As part of giving back, Hyasintha is running the Hedhi Salama (safe menstruation) campaign, and has pioneered the celebration of International Menstrual Hygiene day at the National level in Tanzania. She has received a number of awards acknowledging her social efforts both nationally and internationally.
On her part, Jennifer Shigoli, who has over four years’ experience in business planning and development, specifically focusing on manufacturing, says the dream to start an initiative came to her mind several years back after she visited a school in Iringa and found a girl who almost missed her mock exams because of lack of proper menstrual hygiene care. “The girl was walking very slowly on her way to school due to pain between her thighs that was a result of using a piece of mattress during her menstruation,” she says.
Jenifer, who is the Chief Executive Officer and Founder of Malkia Investments Company, where she manufactures a global supply of cost-effective reusable sanitary pads branded ELEA, was touched by the girl’s ordeal that she figured she had to do something.
Jennifer is committed to helping women and girls break the barriers that menstruation creates in their lives by providing affordable sanitary care for girls in need, and jobs for local women in Tanzania.

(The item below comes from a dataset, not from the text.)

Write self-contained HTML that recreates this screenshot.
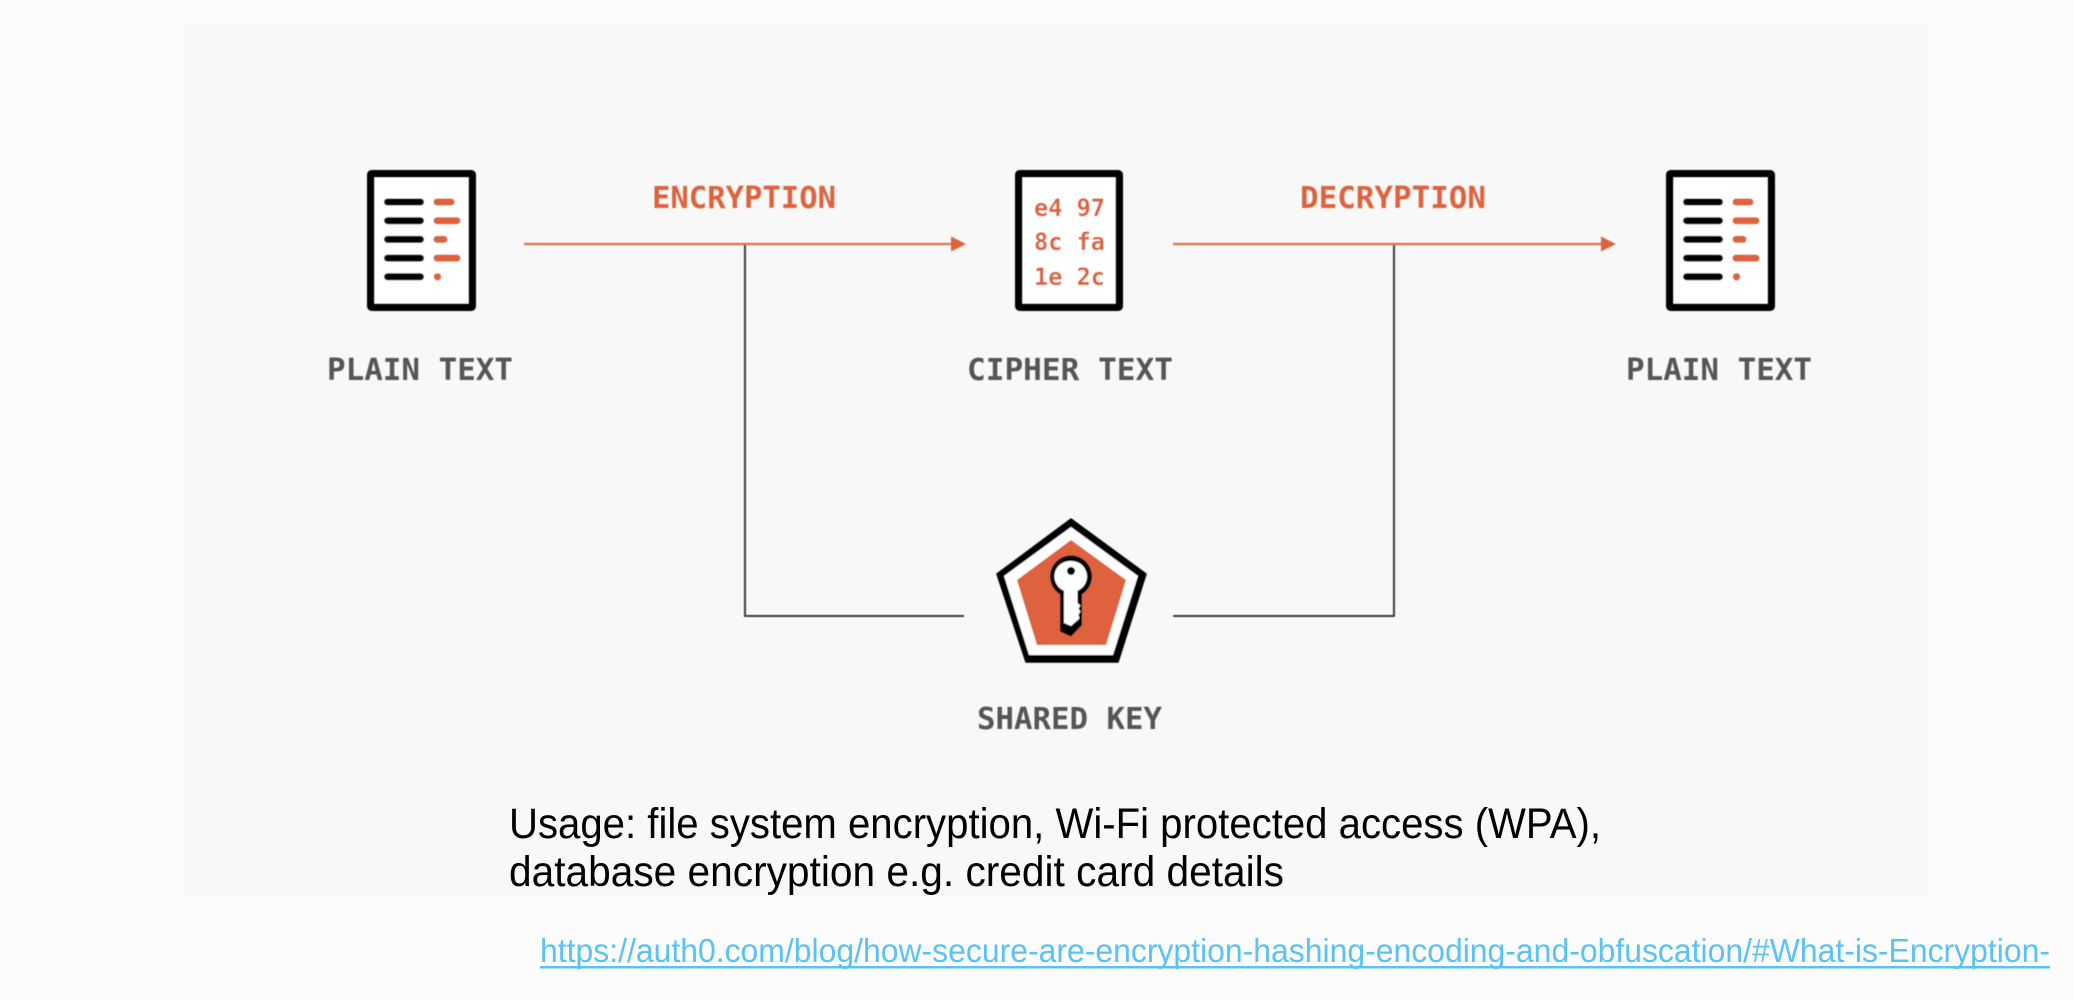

Yusra Hemedi,14, is a Form II student at Jangwani Secondary School. A school that will also benefit from the project. She says she is happy with the project because it will make sanitary pads accessible at a cheaper price, however, she raises concern on whether all students will manage to buy the pads.
She says at her school teachers often share with them different information on adolescent stages and they also talk about menstruation. However she requested for sanitary protection gears because sometimes students help other disabled children to change their pads and there are no gloves.

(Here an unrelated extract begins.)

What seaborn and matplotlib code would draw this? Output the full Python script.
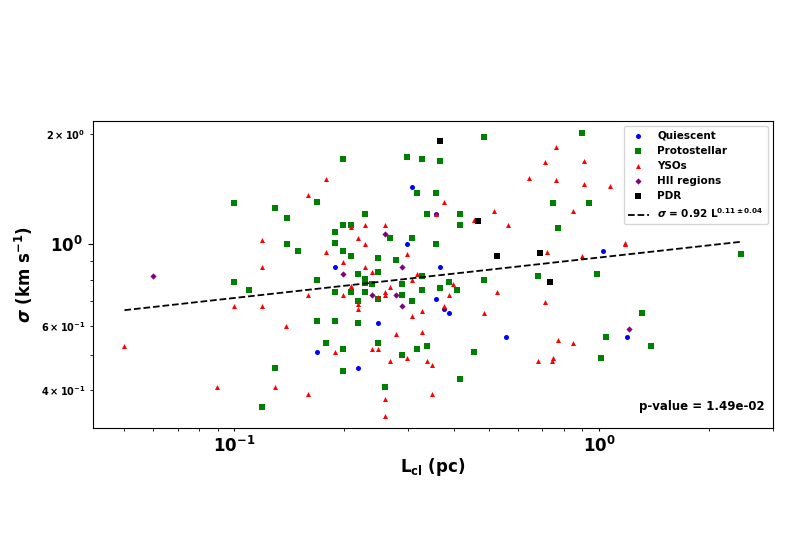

“At my school we have students with different forms of disabilities. We do not have gloves but we help others who cannot change pads on their own. I wish we could have gloves. All we know is we are helping our friends,” says Yusra.

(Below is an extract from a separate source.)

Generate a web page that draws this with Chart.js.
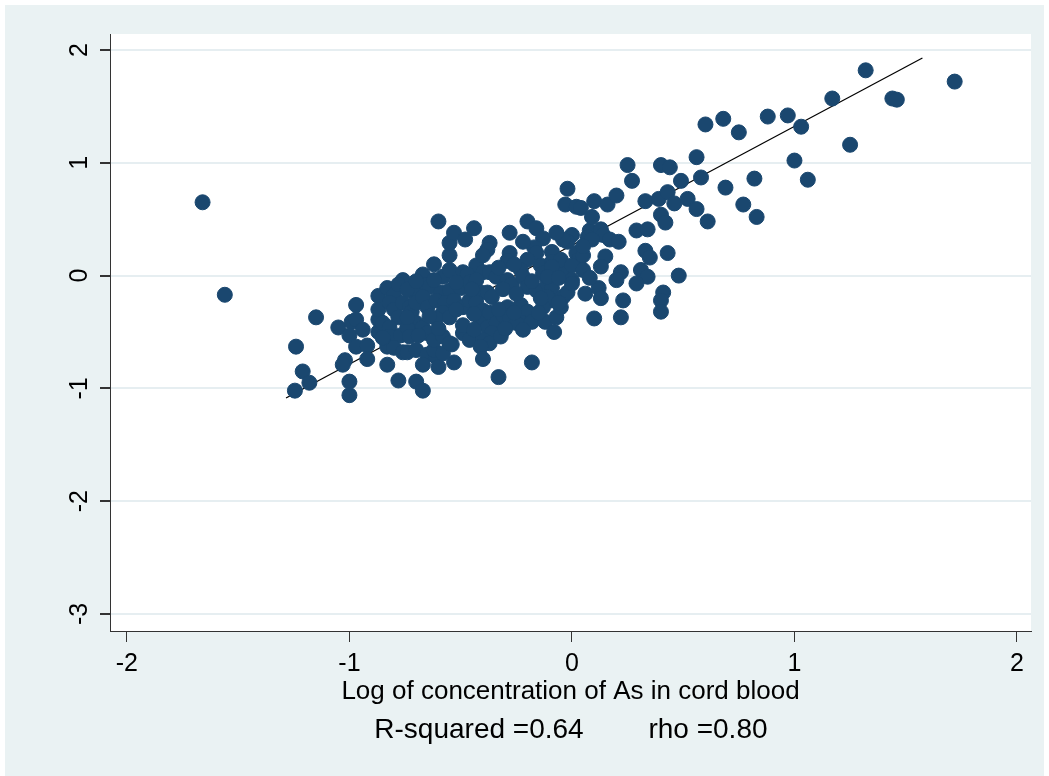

Another member of the project is Eva Mkane, a 28 year-old youth leader and a campaign manager at MEMA Tanzania, an organization dealing with menstrual hygiene education in rural areas. Currently she is designing and preparing WASH events and activities in 12 areas of the country. She holds a Certificate of secondary school (CSEE) and Certificate in computer technology.
Beatrice Kinemba, also part of the project, works with the Binti Huru initiative as a partner with Elea Pads. Together with Elea Pads they facilitate campaigns and trainings to create awareness on issues related to menstruation, sustainable development goals, and sanitation and hygiene in schools. Beatrice believes in empowering girls and women through the use of reusable pads and capacity building on menstrual hygiene management, reproductive health and behavioral change.
The implementations in schools will start from 24th September 2018 to 20th May 2019. The secondary schools that will benefit with the project are Manzese, Jangwani ( at this school the project will we only focus on girls with disabilities), Tungi and Mikocheni A.
The event also had a panel discussion on the role of community leaders and influencers in improving Menstrual Hygiene Management in Tanzania. The panelists included Rehema Darueshi, a primary teacher who brought teacher’s perspective and is also a Leader of Tanzania League of the blind. Manase Saimon represented Pastor John Jilangila – A religious leader who works on improving the social life standards of believers and students. Yusra as a recipient presented her thoughts on what is needed to be done by the community leaders and influencers to help provide better access to sanitary pads.